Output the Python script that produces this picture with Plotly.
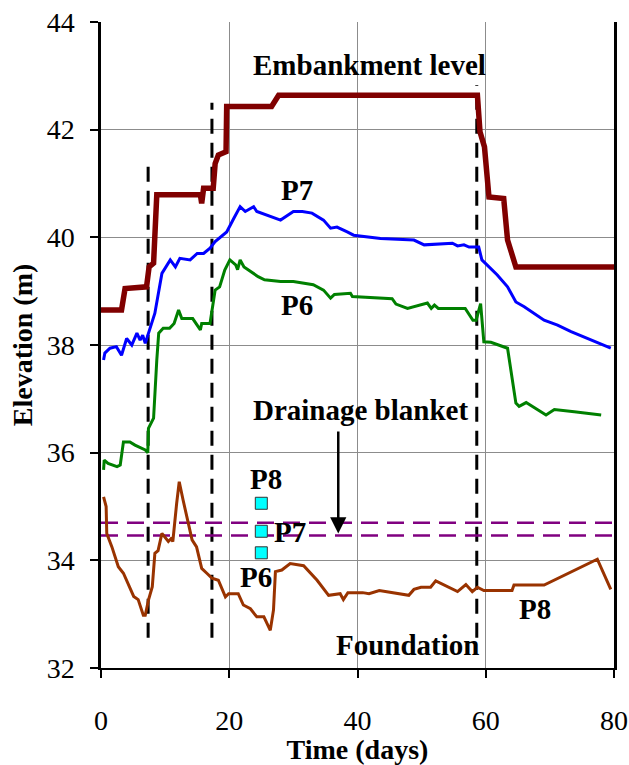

--

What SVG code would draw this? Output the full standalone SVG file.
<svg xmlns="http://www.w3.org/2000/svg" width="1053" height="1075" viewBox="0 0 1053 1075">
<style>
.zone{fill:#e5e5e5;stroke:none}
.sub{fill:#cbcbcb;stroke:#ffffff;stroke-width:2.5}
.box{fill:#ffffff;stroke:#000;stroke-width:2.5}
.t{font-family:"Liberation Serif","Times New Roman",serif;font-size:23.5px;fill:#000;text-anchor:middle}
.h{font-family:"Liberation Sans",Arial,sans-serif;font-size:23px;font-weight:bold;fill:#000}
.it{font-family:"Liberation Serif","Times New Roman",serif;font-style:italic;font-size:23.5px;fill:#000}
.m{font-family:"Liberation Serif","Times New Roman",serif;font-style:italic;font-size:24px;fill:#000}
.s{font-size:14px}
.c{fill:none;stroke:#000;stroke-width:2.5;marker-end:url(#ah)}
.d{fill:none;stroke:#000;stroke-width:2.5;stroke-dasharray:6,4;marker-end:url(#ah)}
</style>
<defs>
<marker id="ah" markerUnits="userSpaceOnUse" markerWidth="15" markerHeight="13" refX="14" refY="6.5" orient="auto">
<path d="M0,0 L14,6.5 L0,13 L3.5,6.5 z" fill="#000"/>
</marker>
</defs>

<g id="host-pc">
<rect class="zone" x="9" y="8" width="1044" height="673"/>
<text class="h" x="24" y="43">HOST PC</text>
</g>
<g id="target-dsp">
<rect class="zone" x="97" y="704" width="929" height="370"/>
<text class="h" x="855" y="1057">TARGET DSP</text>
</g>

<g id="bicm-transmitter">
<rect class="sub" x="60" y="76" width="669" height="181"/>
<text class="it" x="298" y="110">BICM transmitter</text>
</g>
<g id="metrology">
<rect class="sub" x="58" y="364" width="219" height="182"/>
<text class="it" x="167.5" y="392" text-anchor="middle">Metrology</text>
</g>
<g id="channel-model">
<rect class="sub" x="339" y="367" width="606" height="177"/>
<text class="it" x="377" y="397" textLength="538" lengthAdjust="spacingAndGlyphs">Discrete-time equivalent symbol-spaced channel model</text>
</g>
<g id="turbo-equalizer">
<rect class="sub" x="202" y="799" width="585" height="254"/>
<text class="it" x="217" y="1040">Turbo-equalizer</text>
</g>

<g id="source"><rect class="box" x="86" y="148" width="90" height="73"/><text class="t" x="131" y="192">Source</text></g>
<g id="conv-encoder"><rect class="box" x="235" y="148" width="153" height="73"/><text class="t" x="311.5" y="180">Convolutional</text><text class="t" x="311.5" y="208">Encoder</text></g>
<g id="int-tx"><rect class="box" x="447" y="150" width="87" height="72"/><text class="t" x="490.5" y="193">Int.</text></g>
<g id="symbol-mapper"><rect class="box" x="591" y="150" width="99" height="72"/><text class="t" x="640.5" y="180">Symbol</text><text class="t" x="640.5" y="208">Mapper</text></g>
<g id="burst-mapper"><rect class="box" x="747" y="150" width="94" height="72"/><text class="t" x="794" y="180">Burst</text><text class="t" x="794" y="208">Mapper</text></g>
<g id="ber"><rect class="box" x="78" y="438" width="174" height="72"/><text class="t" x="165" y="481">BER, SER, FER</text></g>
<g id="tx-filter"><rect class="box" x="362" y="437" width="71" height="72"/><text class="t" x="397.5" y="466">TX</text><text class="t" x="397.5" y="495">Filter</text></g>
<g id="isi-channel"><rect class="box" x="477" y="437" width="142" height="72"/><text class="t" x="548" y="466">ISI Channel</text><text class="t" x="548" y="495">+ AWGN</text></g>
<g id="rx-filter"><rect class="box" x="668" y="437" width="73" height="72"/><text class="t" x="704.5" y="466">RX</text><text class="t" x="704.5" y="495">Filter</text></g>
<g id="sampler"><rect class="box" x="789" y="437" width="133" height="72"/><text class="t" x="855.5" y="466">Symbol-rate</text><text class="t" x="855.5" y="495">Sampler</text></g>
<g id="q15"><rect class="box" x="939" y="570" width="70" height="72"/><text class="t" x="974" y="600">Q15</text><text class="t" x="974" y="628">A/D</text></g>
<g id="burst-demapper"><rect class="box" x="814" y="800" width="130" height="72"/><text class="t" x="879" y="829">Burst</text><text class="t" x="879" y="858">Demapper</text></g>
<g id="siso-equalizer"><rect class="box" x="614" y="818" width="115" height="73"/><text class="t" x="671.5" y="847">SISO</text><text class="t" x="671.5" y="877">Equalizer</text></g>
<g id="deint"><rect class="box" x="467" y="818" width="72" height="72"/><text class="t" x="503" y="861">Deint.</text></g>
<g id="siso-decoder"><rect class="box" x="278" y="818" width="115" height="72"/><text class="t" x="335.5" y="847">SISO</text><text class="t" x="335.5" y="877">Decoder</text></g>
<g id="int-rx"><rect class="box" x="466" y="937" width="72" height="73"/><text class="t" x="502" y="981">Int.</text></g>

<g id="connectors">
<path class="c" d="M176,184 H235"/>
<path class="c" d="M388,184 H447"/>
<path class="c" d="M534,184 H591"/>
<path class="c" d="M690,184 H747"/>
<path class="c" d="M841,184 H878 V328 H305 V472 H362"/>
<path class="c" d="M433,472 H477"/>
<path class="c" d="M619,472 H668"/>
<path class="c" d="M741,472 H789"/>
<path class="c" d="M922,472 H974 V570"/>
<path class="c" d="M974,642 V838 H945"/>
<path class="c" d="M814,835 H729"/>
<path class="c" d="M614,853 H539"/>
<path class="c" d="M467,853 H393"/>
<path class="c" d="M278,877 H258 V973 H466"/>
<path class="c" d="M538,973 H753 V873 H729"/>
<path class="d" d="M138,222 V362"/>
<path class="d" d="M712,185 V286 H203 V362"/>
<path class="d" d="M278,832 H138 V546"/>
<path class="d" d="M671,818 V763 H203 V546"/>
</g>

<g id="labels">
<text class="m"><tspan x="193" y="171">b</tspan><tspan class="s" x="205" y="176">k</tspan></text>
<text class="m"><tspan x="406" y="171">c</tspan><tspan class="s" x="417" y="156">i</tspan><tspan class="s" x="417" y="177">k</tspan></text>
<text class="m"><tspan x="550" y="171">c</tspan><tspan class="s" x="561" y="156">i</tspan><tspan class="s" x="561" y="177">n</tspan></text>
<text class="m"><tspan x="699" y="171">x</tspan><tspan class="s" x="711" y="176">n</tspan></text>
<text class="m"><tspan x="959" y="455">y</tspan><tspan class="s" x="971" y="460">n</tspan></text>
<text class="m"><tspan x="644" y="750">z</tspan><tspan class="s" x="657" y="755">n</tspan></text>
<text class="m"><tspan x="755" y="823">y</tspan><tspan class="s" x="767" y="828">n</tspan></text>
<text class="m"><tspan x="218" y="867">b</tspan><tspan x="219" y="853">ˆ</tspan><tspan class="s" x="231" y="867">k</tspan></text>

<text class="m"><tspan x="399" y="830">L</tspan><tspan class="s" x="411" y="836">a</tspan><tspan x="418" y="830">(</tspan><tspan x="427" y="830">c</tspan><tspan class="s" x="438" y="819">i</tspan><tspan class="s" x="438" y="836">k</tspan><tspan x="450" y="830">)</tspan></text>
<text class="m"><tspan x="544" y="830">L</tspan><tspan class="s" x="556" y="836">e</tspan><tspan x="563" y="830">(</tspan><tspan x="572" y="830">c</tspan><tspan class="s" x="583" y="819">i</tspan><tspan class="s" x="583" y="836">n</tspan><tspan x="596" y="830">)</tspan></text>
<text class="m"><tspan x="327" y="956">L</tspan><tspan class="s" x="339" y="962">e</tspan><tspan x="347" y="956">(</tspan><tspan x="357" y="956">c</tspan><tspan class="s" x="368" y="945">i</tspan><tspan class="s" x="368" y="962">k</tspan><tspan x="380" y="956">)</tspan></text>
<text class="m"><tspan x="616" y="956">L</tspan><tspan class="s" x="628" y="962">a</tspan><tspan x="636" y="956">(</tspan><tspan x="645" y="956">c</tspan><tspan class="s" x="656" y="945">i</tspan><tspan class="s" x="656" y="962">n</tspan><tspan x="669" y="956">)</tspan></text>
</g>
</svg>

--

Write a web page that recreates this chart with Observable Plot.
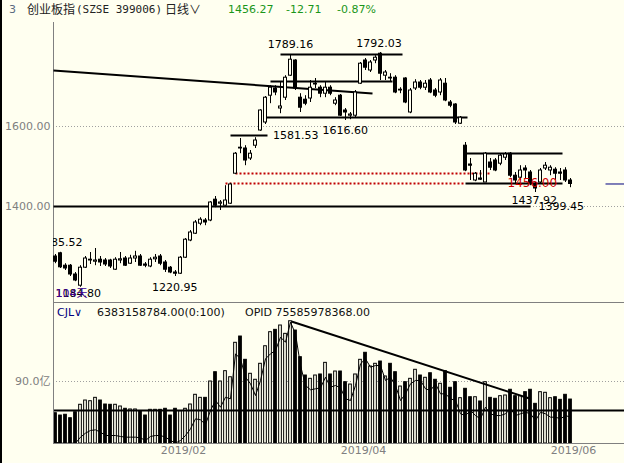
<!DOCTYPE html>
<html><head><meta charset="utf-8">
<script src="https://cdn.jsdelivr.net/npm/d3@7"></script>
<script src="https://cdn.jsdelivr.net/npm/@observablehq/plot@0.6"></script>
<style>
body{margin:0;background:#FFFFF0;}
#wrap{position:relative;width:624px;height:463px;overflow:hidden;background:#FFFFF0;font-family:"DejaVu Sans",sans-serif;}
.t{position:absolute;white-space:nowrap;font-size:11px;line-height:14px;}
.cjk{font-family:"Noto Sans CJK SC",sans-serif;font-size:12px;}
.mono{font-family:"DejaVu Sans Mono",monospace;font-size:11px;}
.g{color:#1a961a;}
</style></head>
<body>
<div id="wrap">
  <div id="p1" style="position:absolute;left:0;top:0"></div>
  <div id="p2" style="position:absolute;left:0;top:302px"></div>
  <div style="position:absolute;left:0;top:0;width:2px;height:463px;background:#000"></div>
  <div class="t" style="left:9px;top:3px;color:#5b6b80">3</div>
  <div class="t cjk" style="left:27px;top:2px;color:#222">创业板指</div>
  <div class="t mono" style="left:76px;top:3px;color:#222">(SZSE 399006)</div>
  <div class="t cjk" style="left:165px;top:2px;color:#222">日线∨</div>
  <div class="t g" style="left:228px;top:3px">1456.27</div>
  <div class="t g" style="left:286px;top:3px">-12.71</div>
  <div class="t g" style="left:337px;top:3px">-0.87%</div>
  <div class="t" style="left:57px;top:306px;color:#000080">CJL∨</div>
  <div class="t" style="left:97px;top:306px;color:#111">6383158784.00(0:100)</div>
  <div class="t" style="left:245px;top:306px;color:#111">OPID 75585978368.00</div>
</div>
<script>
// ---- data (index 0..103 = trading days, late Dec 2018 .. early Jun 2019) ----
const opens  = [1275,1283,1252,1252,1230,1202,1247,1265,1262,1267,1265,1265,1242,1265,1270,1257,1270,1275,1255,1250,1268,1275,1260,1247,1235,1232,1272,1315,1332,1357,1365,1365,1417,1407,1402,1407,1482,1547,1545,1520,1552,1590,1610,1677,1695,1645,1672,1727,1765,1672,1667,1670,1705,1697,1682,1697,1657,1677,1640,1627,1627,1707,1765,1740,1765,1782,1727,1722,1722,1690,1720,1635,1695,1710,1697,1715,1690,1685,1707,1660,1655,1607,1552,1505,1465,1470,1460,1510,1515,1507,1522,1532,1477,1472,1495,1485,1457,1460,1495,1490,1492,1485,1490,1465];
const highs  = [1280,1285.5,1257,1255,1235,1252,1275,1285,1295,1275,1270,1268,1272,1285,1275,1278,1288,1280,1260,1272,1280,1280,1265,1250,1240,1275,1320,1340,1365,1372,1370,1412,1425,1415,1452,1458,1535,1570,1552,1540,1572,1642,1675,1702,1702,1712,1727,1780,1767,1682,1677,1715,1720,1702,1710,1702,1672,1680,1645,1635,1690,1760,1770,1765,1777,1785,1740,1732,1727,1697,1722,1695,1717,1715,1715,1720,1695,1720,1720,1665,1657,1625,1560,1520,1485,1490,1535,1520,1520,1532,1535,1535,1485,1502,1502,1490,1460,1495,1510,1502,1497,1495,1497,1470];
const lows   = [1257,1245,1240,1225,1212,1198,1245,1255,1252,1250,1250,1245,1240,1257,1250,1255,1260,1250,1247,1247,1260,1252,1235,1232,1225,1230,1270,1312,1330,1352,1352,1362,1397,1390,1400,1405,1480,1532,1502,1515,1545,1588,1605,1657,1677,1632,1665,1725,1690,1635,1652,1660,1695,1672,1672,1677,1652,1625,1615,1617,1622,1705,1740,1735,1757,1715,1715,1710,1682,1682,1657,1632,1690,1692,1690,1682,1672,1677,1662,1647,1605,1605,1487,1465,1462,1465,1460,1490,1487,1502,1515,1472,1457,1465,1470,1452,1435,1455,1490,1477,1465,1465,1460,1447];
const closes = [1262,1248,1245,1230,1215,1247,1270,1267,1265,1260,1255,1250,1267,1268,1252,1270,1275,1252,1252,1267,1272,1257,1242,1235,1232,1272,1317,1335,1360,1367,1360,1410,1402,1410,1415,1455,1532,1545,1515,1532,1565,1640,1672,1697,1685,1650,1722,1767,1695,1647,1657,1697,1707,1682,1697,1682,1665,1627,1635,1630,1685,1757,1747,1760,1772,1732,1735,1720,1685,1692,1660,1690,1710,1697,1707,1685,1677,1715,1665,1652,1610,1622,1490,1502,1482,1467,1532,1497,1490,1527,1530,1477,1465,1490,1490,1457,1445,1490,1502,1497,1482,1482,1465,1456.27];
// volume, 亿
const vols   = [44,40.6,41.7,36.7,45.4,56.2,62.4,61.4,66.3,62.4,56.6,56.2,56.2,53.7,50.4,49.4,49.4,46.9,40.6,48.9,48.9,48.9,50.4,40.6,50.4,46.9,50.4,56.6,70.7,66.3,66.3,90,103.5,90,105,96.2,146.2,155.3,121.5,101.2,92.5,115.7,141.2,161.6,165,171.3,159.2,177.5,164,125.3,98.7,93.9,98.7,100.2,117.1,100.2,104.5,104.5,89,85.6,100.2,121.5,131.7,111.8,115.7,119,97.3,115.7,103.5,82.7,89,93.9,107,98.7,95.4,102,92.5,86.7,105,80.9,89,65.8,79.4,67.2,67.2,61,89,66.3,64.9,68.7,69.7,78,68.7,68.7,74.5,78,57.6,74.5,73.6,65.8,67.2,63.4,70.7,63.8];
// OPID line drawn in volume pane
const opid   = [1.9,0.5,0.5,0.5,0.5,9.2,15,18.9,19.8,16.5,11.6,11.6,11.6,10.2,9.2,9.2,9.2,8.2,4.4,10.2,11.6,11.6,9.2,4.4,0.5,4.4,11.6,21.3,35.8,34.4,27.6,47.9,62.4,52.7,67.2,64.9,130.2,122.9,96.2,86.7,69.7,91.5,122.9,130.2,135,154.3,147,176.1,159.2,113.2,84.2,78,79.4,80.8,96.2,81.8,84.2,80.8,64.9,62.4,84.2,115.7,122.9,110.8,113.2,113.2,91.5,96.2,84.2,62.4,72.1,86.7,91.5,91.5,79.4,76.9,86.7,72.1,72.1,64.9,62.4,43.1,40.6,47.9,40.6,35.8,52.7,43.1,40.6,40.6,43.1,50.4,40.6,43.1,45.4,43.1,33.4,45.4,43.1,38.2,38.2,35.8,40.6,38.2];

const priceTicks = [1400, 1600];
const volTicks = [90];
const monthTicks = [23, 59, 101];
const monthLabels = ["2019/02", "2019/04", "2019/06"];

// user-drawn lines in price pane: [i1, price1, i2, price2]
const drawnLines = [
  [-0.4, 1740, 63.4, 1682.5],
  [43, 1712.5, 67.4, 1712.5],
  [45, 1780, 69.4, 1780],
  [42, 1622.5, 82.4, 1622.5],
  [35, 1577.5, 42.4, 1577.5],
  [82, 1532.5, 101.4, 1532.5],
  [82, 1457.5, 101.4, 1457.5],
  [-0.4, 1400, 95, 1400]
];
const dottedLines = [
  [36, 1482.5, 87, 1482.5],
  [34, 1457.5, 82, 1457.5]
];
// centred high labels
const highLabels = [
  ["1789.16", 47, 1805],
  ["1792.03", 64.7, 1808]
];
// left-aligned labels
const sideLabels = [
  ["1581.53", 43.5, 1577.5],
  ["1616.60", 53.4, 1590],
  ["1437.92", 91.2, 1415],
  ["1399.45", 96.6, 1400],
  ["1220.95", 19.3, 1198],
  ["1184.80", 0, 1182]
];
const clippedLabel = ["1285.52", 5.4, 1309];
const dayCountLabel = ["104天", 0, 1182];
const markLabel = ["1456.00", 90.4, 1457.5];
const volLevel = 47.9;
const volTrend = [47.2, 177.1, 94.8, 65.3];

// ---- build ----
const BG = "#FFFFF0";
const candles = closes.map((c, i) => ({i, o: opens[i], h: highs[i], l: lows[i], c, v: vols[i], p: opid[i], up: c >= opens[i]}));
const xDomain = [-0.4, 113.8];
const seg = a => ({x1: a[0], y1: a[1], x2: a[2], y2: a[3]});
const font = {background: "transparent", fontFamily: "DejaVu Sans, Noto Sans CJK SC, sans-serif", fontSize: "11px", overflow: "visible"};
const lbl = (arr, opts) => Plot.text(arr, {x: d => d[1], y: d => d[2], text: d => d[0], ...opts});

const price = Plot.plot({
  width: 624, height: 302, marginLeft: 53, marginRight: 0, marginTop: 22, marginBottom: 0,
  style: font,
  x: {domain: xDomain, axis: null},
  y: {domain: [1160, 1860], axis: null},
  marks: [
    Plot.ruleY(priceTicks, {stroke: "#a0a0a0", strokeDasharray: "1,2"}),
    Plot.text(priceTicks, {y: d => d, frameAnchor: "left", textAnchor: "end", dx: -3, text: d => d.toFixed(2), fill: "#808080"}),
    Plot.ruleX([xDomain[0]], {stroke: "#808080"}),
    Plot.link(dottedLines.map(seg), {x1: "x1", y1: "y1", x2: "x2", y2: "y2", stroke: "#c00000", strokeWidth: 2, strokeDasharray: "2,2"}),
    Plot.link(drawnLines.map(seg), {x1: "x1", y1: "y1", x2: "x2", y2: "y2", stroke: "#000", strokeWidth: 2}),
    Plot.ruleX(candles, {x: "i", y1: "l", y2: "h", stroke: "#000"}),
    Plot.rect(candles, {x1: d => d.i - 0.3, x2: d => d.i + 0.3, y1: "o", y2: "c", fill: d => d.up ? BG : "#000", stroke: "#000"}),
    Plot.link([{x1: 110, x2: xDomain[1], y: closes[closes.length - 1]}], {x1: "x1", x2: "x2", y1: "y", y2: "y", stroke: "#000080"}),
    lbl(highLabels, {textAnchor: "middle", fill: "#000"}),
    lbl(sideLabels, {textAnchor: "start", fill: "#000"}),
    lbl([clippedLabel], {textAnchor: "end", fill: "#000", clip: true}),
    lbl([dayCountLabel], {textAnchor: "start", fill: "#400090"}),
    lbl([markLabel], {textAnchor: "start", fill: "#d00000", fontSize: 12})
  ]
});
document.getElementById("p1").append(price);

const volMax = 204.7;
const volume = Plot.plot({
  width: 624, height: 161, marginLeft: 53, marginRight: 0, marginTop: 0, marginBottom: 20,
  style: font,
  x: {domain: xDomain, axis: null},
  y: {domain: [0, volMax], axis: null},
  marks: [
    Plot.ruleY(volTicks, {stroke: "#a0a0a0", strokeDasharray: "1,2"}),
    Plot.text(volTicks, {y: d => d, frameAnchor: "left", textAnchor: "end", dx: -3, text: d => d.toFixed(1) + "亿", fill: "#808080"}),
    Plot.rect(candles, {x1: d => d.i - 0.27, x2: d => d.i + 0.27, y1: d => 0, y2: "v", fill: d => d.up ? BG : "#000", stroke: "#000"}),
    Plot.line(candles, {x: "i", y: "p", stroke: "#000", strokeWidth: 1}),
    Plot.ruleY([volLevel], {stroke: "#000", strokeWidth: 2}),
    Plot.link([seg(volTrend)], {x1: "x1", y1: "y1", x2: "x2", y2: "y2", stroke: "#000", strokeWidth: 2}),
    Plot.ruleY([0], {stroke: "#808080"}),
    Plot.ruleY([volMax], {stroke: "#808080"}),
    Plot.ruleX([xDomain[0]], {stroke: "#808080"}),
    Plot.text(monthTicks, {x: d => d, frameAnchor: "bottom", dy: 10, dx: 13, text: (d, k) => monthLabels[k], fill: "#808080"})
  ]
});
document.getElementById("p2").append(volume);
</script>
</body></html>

> **Given task**
Filter the entries down to the lines with the word "script" in them.

> **Written response**
Output the Python script that produces this picture with Plotly.
<script src="https://cdn.jsdelivr.net/npm/d3@7"></script>
<script src="https://cdn.jsdelivr.net/npm/@observablehq/plot@0.6"></script>
<script>
</script>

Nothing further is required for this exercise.